start
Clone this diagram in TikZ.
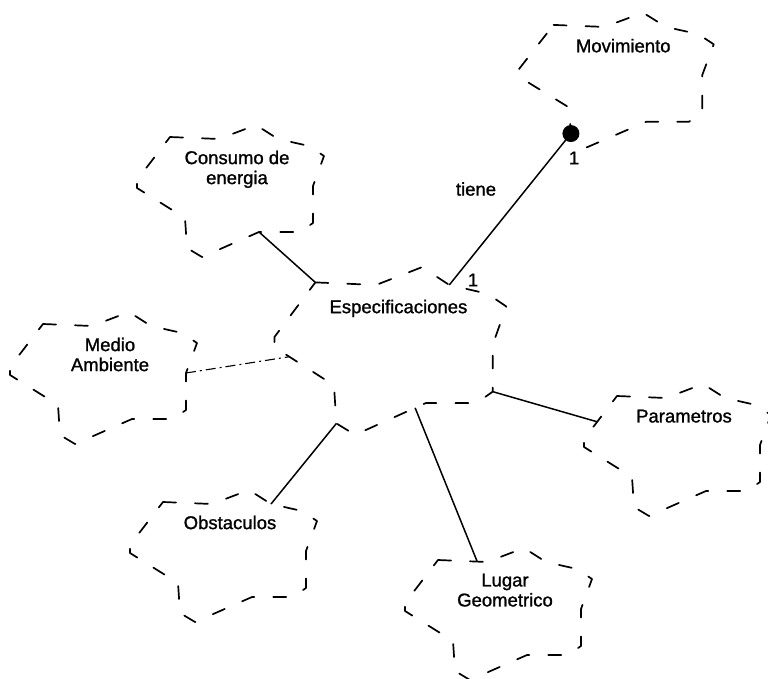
\documentclass[tikz,border=0pt]{standalone}
\usepackage{fontspec}
\setmainfont{Liberation Sans}
\newfontfamily\labelfont{Liberation Sans}[FakeBold=1.2]
\usetikzlibrary{calc}

\tikzset{
  cloudline/.style={line width=1.7pt, line join=round, line cap=round,
    dash pattern=on 13pt off 19pt},
  link/.style={line width=1.5pt},
  weaklink/.style={line width=1.1pt, dash pattern=on 10pt off 4pt on 2pt off 4pt},
  cloudtext/.style={inner sep=0pt, align=center, font=\labelfont\fontsize{18.5}{20}\selectfont},
  tag/.style={inner sep=0pt, font=\labelfont\fontsize{18.5}{20}\selectfont},
  % Booch-style class cloud: a dashed lobed outline with the class name near its top
  cloud/.pic={
    \coordinate (-v1)  at (-61,-54);
    \coordinate (-v2)  at (-12,-52);
    \coordinate (-v3)  at (25,-66);
    \coordinate (-v4)  at (47,-52);
    \coordinate (-v5)  at (78,-45);
    \coordinate (-v6)  at (93,-35);
    \coordinate (-v7)  at (82,-5);
    \coordinate (-v8)  at (82,32);
    \coordinate (-v9)  at (69,41);
    \coordinate (-v10) at (28,41);
    \coordinate (-v11) at (-29,66);
    \coordinate (-v12) at (-44,57);
    \coordinate (-v13) at (-46,27);
    \coordinate (-v14) at (-94,-3);
    \coordinate (-v15) at (-94,-11);
    \draw[cloudline] (-v1) -- (-v2) -- (-v3) -- (-v4) -- (-v5) -- (-v6) -- (-v7)
      -- (-v8) -- (-v9) -- (-v10) -- (-v11) -- (-v12) -- (-v13) -- (-v14)
      -- (-v15) -- cycle;
    \node[cloudtext, anchor=north] (-t) at (6,-40.5) {#1};
  }
}

\begin{document}
\begin{tikzpicture}[x=1pt, y=-1pt]
  \useasboundingbox (0,0) rectangle (768,679);

  % classes
  \pic[xscale=1.04, yscale=1.02] (mov) at (617,80) {cloud={Movimiento}};
  \pic (cons) at (231,191) {cloud={Consumo de\\energia}};
  \pic[xscale=1.24, yscale=1.27] (spec) at (391,351) {cloud={Especificaciones}};
  \pic (medio) at (104,378) {cloud={Medio\\Ambiente}};
  \pic (param) at (678,450) {cloud={Parametros}};
  \pic (obst) at (224,556) {cloud={Obstaculos}};
  \pic (lugar) at (499,614) {cloud={Lugar\\Geometrico}};

  % attachment points on the cloud outlines
  \coordinate (movend) at ($(mov-v12)!0.15!(mov-v13)$);
  \coordinate (specleft) at ($(spec-v14)!0.25!(spec-v13)$);
  \coordinate (specbottom) at ($(spec-v10)!0.15!(spec-v11)$);
  \coordinate (paramend) at ($(param-v15)!0.4!(param-v1)$);
  \coordinate (lugarend) at ($(lugar-v1)!0.8!(lugar-v2)$);

  % associations
  \draw[link] (spec-v4) -- (movend);
  \fill (movend) circle (8.5);
  \draw[link] (cons-v10) -- (spec-v1);
  \draw[weaklink] (medio-v7) -- (specleft);
  \draw[link] (spec-v12) -- (obst-v4);
  \draw[link] (specbottom) -- (lugarend);
  \draw[link] (spec-v8) -- (paramend);

  % association labels
  \node[tag] (tiene) at (476,189) {tiene};
  \node[tag] (multmov) at (574,158) {1};
  \node[tag] (multspec) at (473,280) {1};
\end{tikzpicture}
\end{document}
end
**Exercise directions**
Retype the data above exactly; pictures are not part of the copy.

**Task solution**
Clone this diagram in TikZ.
\documentclass[tikz,border=0pt]{standalone}
\usepackage{fontspec}
\setmainfont{Liberation Sans}
\newfontfamily\labelfont{Liberation Sans}[FakeBold=1.2]
\usetikzlibrary{calc}

\tikzset{
  cloudline/.style={line width=1.7pt, line join=round, line cap=round,
    dash pattern=on 13pt off 19pt},
  link/.style={line width=1.5pt},
  weaklink/.style={line width=1.1pt, dash pattern=on 10pt off 4pt on 2pt off 4pt},
  cloudtext/.style={inner sep=0pt, align=center, font=\labelfont\fontsize{18.5}{20}\selectfont},
  tag/.style={inner sep=0pt, font=\labelfont\fontsize{18.5}{20}\selectfont},
  % Booch-style class cloud: a dashed lobed outline with the class name near its top
  cloud/.pic={
    \coordinate (-v1)  at (-61,-54);
    \coordinate (-v2)  at (-12,-52);
    \coordinate (-v3)  at (25,-66);
    \coordinate (-v4)  at (47,-52);
    \coordinate (-v5)  at (78,-45);
    \coordinate (-v6)  at (93,-35);
    \coordinate (-v7)  at (82,-5);
    \coordinate (-v8)  at (82,32);
    \coordinate (-v9)  at (69,41);
    \coordinate (-v10) at (28,41);
    \coordinate (-v11) at (-29,66);
    \coordinate (-v12) at (-44,57);
    \coordinate (-v13) at (-46,27);
    \coordinate (-v14) at (-94,-3);
    \coordinate (-v15) at (-94,-11);
    \draw[cloudline] (-v1) -- (-v2) -- (-v3) -- (-v4) -- (-v5) -- (-v6) -- (-v7)
      -- (-v8) -- (-v9) -- (-v10) -- (-v11) -- (-v12) -- (-v13) -- (-v14)
      -- (-v15) -- cycle;
    \node[cloudtext, anchor=north] (-t) at (6,-40.5) {#1};
  }
}

\begin{document}
\begin{tikzpicture}[x=1pt, y=-1pt]
  \useasboundingbox (0,0) rectangle (768,679);

  % classes
  \pic[xscale=1.04, yscale=1.02] (mov) at (617,80) {cloud={Movimiento}};
  \pic (cons) at (231,191) {cloud={Consumo de\\energia}};
  \pic[xscale=1.24, yscale=1.27] (spec) at (391,351) {cloud={Especificaciones}};
  \pic (medio) at (104,378) {cloud={Medio\\Ambiente}};
  \pic (param) at (678,450) {cloud={Parametros}};
  \pic (obst) at (224,556) {cloud={Obstaculos}};
  \pic (lugar) at (499,614) {cloud={Lugar\\Geometrico}};

  % attachment points on the cloud outlines
  \coordinate (movend) at ($(mov-v12)!0.15!(mov-v13)$);
  \coordinate (specleft) at ($(spec-v14)!0.25!(spec-v13)$);
  \coordinate (specbottom) at ($(spec-v10)!0.15!(spec-v11)$);
  \coordinate (paramend) at ($(param-v15)!0.4!(param-v1)$);
  \coordinate (lugarend) at ($(lugar-v1)!0.8!(lugar-v2)$);

  % associations
  \draw[link] (spec-v4) -- (movend);
  \fill (movend) circle (8.5);
  \draw[link] (cons-v10) -- (spec-v1);
  \draw[weaklink] (medio-v7) -- (specleft);
  \draw[link] (spec-v12) -- (obst-v4);
  \draw[link] (specbottom) -- (lugarend);
  \draw[link] (spec-v8) -- (paramend);

  % association labels
  \node[tag] (tiene) at (476,189) {tiene};
  \node[tag] (multmov) at (574,158) {1};
  \node[tag] (multspec) at (473,280) {1};
\end{tikzpicture}
\end{document}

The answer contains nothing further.